• **Source excerpt**
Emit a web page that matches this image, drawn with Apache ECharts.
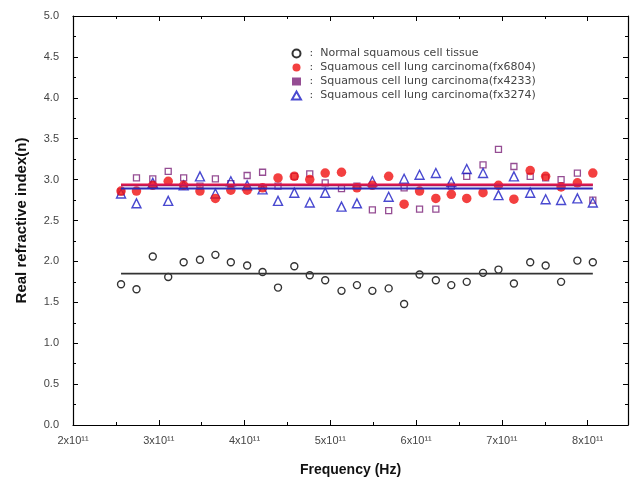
<!DOCTYPE html>
<html style="height: 100%">
<head>
<meta charset="UTF-8" />
<title>Real refractive index</title>
<style>
html, body { margin: 0; padding: 0; background: #ffffff; }
#chartBox { width: 637px; height: 488px; }
</style>
</head>
<body>
	<div id="chartBox"></div>
	<script src="https://cdn.jsdelivr.net/npm/echarts@6/dist/echarts.min.js"></script>
	<script>
		// frequency (x10^11 Hz)
		var freq = [2.56, 2.74, 2.93, 3.11, 3.29, 3.48, 3.66, 3.84, 4.03, 4.21, 4.39,
			4.58, 4.76, 4.94, 5.13, 5.31, 5.49, 5.68, 5.86, 6.04, 6.23,
			6.41, 6.59, 6.78, 6.96, 7.14, 7.33, 7.51, 7.69, 7.88, 8.06];
		// normal squamous cell tissue
		var normal = [1.72, 1.66, 2.06, 1.81, 1.99, 2.02, 2.08, 1.99, 1.95, 1.87, 1.68,
			1.94, 1.83, 1.77, 1.64, 1.71, 1.64, 1.67, 1.48, 1.84, 1.77,
			1.71, 1.75, 1.86, 1.90, 1.73, 1.99, 1.95, 1.75, 2.01, 1.99];
		// carcinoma fx6804
		var fx6804 = [2.86, 2.86, 2.93, 2.98, 2.93, 2.86, 2.77, 2.87, 2.87, 2.90, 3.02,
			3.04, 3.00, 3.08, 3.09, 2.90, 2.93, 3.04, 2.70, 2.86, 2.77,
			2.82, 2.77, 2.84, 2.93, 2.76, 3.11, 3.04, 2.91, 2.96, 3.08];
		// carcinoma fx4233
		var fx4233 = [2.85, 3.02, 3.01, 3.10, 3.02, 2.92, 3.01, 2.95, 3.05, 3.09, 2.92,
			3.04, 3.07, 2.96, 2.89, 2.92, 2.63, 2.62, 2.90, 2.64, 2.64,
			2.92, 3.04, 3.18, 3.37, 3.16, 3.04, 3.02, 3.00, 3.08, 2.75];
		// carcinoma fx3274
		var fx3274 = [2.83, 2.71, 2.96, 2.74, 2.93, 3.04, 2.83, 2.98, 2.93, 2.88, 2.74,
			2.84, 2.72, 2.84, 2.67, 2.71, 2.98, 2.79, 3.01, 3.06, 3.08,
			2.97, 3.13, 3.08, 2.81, 3.04, 2.84, 2.76, 2.75, 2.77, 2.72];
		// mean lines
		var meanNormal = 1.85, meanFx6804 = 2.94, meanFx4233 = 2.93, meanFx3274 = 2.89;

		var names = ['Normal squamous cell tissue',
			'Squamous cell lung carcinoma(fx6804)',
			'Squamous cell lung carcinoma(fx4233)',
			'Squamous cell lung carcinoma(fx3274)'];

		function pairs(arr) {
			return freq.map(function(f, i) { return [f, arr[i]]; });
		}
		function meanLine(m) {
			return [[freq[0], m], [freq[freq.length - 1], m]];
		}
		function lineSeries(m, color, width) {
			return {
				type : 'line',
				data : meanLine(m),
				symbol : 'none',
				silent : true,
				lineStyle : { color : color, width : width }
			};
		}

		var myChart = echarts.init(document.getElementById('chartBox'));
		var tickStyle = { color : '#000', width : 1 };
		var xBase = {
			type : 'value', min : 2, max : 8.47, interval : 1,
			axisLine : { show : true, onZero : false, lineStyle : { color : '#000', width : 1.2 } },
			axisTick : { inside : true, length : 5, lineStyle : tickStyle },
			minorTick : { show : true, splitNumber : 2, length : 3, lineStyle : tickStyle },
			splitLine : { show : false }
		};
		var yBase = {
			type : 'value', min : 0, max : 5, interval : 0.5,
			axisLine : { show : true, onZero : false, lineStyle : { color : '#000', width : 1.2 } },
			axisTick : { inside : true, length : 5, lineStyle : tickStyle },
			minorTick : { show : true, splitNumber : 2, length : 3, lineStyle : tickStyle },
			splitLine : { show : false }
		};

		option = {
			animation : false,
			backgroundColor : '#ffffff',
			grid : { left : 73, right : 9, top : 16, bottom : 63 },
			legend : {
				orient : 'vertical',
				left : 286,
				top : 42,
				itemWidth : 9,
				itemHeight : 8,
				itemGap : 1,
				data : [
					{ name : names[0] },
					{ name : names[1] },
					{ name : names[2], icon : 'rect', itemStyle : { color : '#7a2078', borderWidth : 0 } },
					{ name : names[3] }
				],
				formatter : function(n) { return ' :  ' + n; },
				textStyle : { fontFamily : 'DejaVu Sans', fontSize : 11, color : '#444', lineHeight : 13 }
			},
			xAxis : [
				Object.assign({}, xBase, {
					position : 'bottom',
					name : 'Frequency (Hz)',
					nameLocation : 'middle',
					nameGap : 38,
					nameTextStyle : { fontFamily : 'Liberation Sans', fontSize : 14, fontWeight : 'bold', color : '#111' },
					axisLabel : {
						showMaxLabel : false,
						margin : 10,
						fontFamily : 'Liberation Sans', fontSize : 11, color : '#444',
						formatter : function(v) { return Math.round(v) + 'x10\u00b9\u00b9'; }
					}
				}),
				Object.assign({}, xBase, { position : 'top', axisLabel : { show : false } })
			],
			yAxis : [
				Object.assign({}, yBase, {
					position : 'left',
					name : 'Real refractive index(n)',
					nameLocation : 'middle',
					nameGap : 44,
					nameTextStyle : { fontFamily : 'Liberation Sans', fontSize : 15, fontWeight : 'bold', color : '#111' },
					axisLabel : {
						margin : 14,
						fontFamily : 'Liberation Sans', fontSize : 11, color : '#444',
						formatter : function(v) { return v.toFixed(1); }
					}
				}),
				Object.assign({}, yBase, { position : 'right', axisLabel : { show : false } })
			],
			series : [
				lineSeries(meanNormal, '#333333', 1.8),
				lineSeries(meanFx3274, '#2a2ab8', 2),
				lineSeries(meanFx4233, '#8a1f6a', 2),
				lineSeries(meanFx6804, '#e0154a', 2),
				{
					name : names[0], type : 'scatter', data : pairs(normal),
					symbol : 'circle', symbolSize : 7,
					itemStyle : { color : 'rgba(255,255,255,0)', borderColor : '#000', borderWidth : 1.4 }
				},
				{
					name : names[2], type : 'scatter', data : pairs(fx4233),
					symbol : 'rect', symbolSize : 6,
					itemStyle : { color : 'rgba(255,255,255,0)', borderColor : '#7a2078', borderWidth : 1.3 }
				},
				{
					name : names[3], type : 'scatter', data : pairs(fx3274),
					symbol : 'triangle', symbolSize : 9,
					itemStyle : { color : 'rgba(255,255,255,0)', borderColor : '#1c1cc4', borderWidth : 1.4 }
				},
				{
					name : names[1], type : 'scatter', data : pairs(fx6804),
					symbol : 'circle', symbolSize : 9.5,
					itemStyle : { color : '#f01010' }
				}
			]
		};
		myChart.setOption(option);
	</script>
</body>
</html>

• **Exercise description**
Repeat the data exactly, excluding the pictures.

• **Exercise response**
Emit a web page that matches this image, drawn with Apache ECharts.
<!DOCTYPE html>
<html style="height: 100%">
<head>
<meta charset="UTF-8" />
<title>Real refractive index</title>
<style>
html, body { margin: 0; padding: 0; background: #ffffff; }
#chartBox { width: 637px; height: 488px; }
</style>
</head>
<body>
	<div id="chartBox"></div>
	<script src="https://cdn.jsdelivr.net/npm/echarts@6/dist/echarts.min.js"></script>
	<script>
		// frequency (x10^11 Hz)
		var freq = [2.56, 2.74, 2.93, 3.11, 3.29, 3.48, 3.66, 3.84, 4.03, 4.21, 4.39,
			4.58, 4.76, 4.94, 5.13, 5.31, 5.49, 5.68, 5.86, 6.04, 6.23,
			6.41, 6.59, 6.78, 6.96, 7.14, 7.33, 7.51, 7.69, 7.88, 8.06];
		// normal squamous cell tissue
		var normal = [1.72, 1.66, 2.06, 1.81, 1.99, 2.02, 2.08, 1.99, 1.95, 1.87, 1.68,
			1.94, 1.83, 1.77, 1.64, 1.71, 1.64, 1.67, 1.48, 1.84, 1.77,
			1.71, 1.75, 1.86, 1.90, 1.73, 1.99, 1.95, 1.75, 2.01, 1.99];
		// carcinoma fx6804
		var fx6804 = [2.86, 2.86, 2.93, 2.98, 2.93, 2.86, 2.77, 2.87, 2.87, 2.90, 3.02,
			3.04, 3.00, 3.08, 3.09, 2.90, 2.93, 3.04, 2.70, 2.86, 2.77,
			2.82, 2.77, 2.84, 2.93, 2.76, 3.11, 3.04, 2.91, 2.96, 3.08];
		// carcinoma fx4233
		var fx4233 = [2.85, 3.02, 3.01, 3.10, 3.02, 2.92, 3.01, 2.95, 3.05, 3.09, 2.92,
			3.04, 3.07, 2.96, 2.89, 2.92, 2.63, 2.62, 2.90, 2.64, 2.64,
			2.92, 3.04, 3.18, 3.37, 3.16, 3.04, 3.02, 3.00, 3.08, 2.75];
		// carcinoma fx3274
		var fx3274 = [2.83, 2.71, 2.96, 2.74, 2.93, 3.04, 2.83, 2.98, 2.93, 2.88, 2.74,
			2.84, 2.72, 2.84, 2.67, 2.71, 2.98, 2.79, 3.01, 3.06, 3.08,
			2.97, 3.13, 3.08, 2.81, 3.04, 2.84, 2.76, 2.75, 2.77, 2.72];
		// mean lines
		var meanNormal = 1.85, meanFx6804 = 2.94, meanFx4233 = 2.93, meanFx3274 = 2.89;

		var names = ['Normal squamous cell tissue',
			'Squamous cell lung carcinoma(fx6804)',
			'Squamous cell lung carcinoma(fx4233)',
			'Squamous cell lung carcinoma(fx3274)'];

		function pairs(arr) {
			return freq.map(function(f, i) { return [f, arr[i]]; });
		}
		function meanLine(m) {
			return [[freq[0], m], [freq[freq.length - 1], m]];
		}
		function lineSeries(m, color, width) {
			return {
				type : 'line',
				data : meanLine(m),
				symbol : 'none',
				silent : true,
				lineStyle : { color : color, width : width }
			};
		}

		var myChart = echarts.init(document.getElementById('chartBox'));
		var tickStyle = { color : '#000', width : 1 };
		var xBase = {
			type : 'value', min : 2, max : 8.47, interval : 1,
			axisLine : { show : true, onZero : false, lineStyle : { color : '#000', width : 1.2 } },
			axisTick : { inside : true, length : 5, lineStyle : tickStyle },
			minorTick : { show : true, splitNumber : 2, length : 3, lineStyle : tickStyle },
			splitLine : { show : false }
		};
		var yBase = {
			type : 'value', min : 0, max : 5, interval : 0.5,
			axisLine : { show : true, onZero : false, lineStyle : { color : '#000', width : 1.2 } },
			axisTick : { inside : true, length : 5, lineStyle : tickStyle },
			minorTick : { show : true, splitNumber : 2, length : 3, lineStyle : tickStyle },
			splitLine : { show : false }
		};

		option = {
			animation : false,
			backgroundColor : '#ffffff',
			grid : { left : 73, right : 9, top : 16, bottom : 63 },
			legend : {
				orient : 'vertical',
				left : 286,
				top : 42,
				itemWidth : 9,
				itemHeight : 8,
				itemGap : 1,
				data : [
					{ name : names[0] },
					{ name : names[1] },
					{ name : names[2], icon : 'rect', itemStyle : { color : '#7a2078', borderWidth : 0 } },
					{ name : names[3] }
				],
				formatter : function(n) { return ' :  ' + n; },
				textStyle : { fontFamily : 'DejaVu Sans', fontSize : 11, color : '#444', lineHeight : 13 }
			},
			xAxis : [
				Object.assign({}, xBase, {
					position : 'bottom',
					name : 'Frequency (Hz)',
					nameLocation : 'middle',
					nameGap : 38,
					nameTextStyle : { fontFamily : 'Liberation Sans', fontSize : 14, fontWeight : 'bold', color : '#111' },
					axisLabel : {
						showMaxLabel : false,
						margin : 10,
						fontFamily : 'Liberation Sans', fontSize : 11, color : '#444',
						formatter : function(v) { return Math.round(v) + 'x10\u00b9\u00b9'; }
					}
				}),
				Object.assign({}, xBase, { position : 'top', axisLabel : { show : false } })
			],
			yAxis : [
				Object.assign({}, yBase, {
					position : 'left',
					name : 'Real refractive index(n)',
					nameLocation : 'middle',
					nameGap : 44,
					nameTextStyle : { fontFamily : 'Liberation Sans', fontSize : 15, fontWeight : 'bold', color : '#111' },
					axisLabel : {
						margin : 14,
						fontFamily : 'Liberation Sans', fontSize : 11, color : '#444',
						formatter : function(v) { return v.toFixed(1); }
					}
				}),
				Object.assign({}, yBase, { position : 'right', axisLabel : { show : false } })
			],
			series : [
				lineSeries(meanNormal, '#333333', 1.8),
				lineSeries(meanFx3274, '#2a2ab8', 2),
				lineSeries(meanFx4233, '#8a1f6a', 2),
				lineSeries(meanFx6804, '#e0154a', 2),
				{
					name : names[0], type : 'scatter', data : pairs(normal),
					symbol : 'circle', symbolSize : 7,
					itemStyle : { color : 'rgba(255,255,255,0)', borderColor : '#000', borderWidth : 1.4 }
				},
				{
					name : names[2], type : 'scatter', data : pairs(fx4233),
					symbol : 'rect', symbolSize : 6,
					itemStyle : { color : 'rgba(255,255,255,0)', borderColor : '#7a2078', borderWidth : 1.3 }
				},
				{
					name : names[3], type : 'scatter', data : pairs(fx3274),
					symbol : 'triangle', symbolSize : 9,
					itemStyle : { color : 'rgba(255,255,255,0)', borderColor : '#1c1cc4', borderWidth : 1.4 }
				},
				{
					name : names[1], type : 'scatter', data : pairs(fx6804),
					symbol : 'circle', symbolSize : 9.5,
					itemStyle : { color : '#f01010' }
				}
			]
		};
		myChart.setOption(option);
	</script>
</body>
</html>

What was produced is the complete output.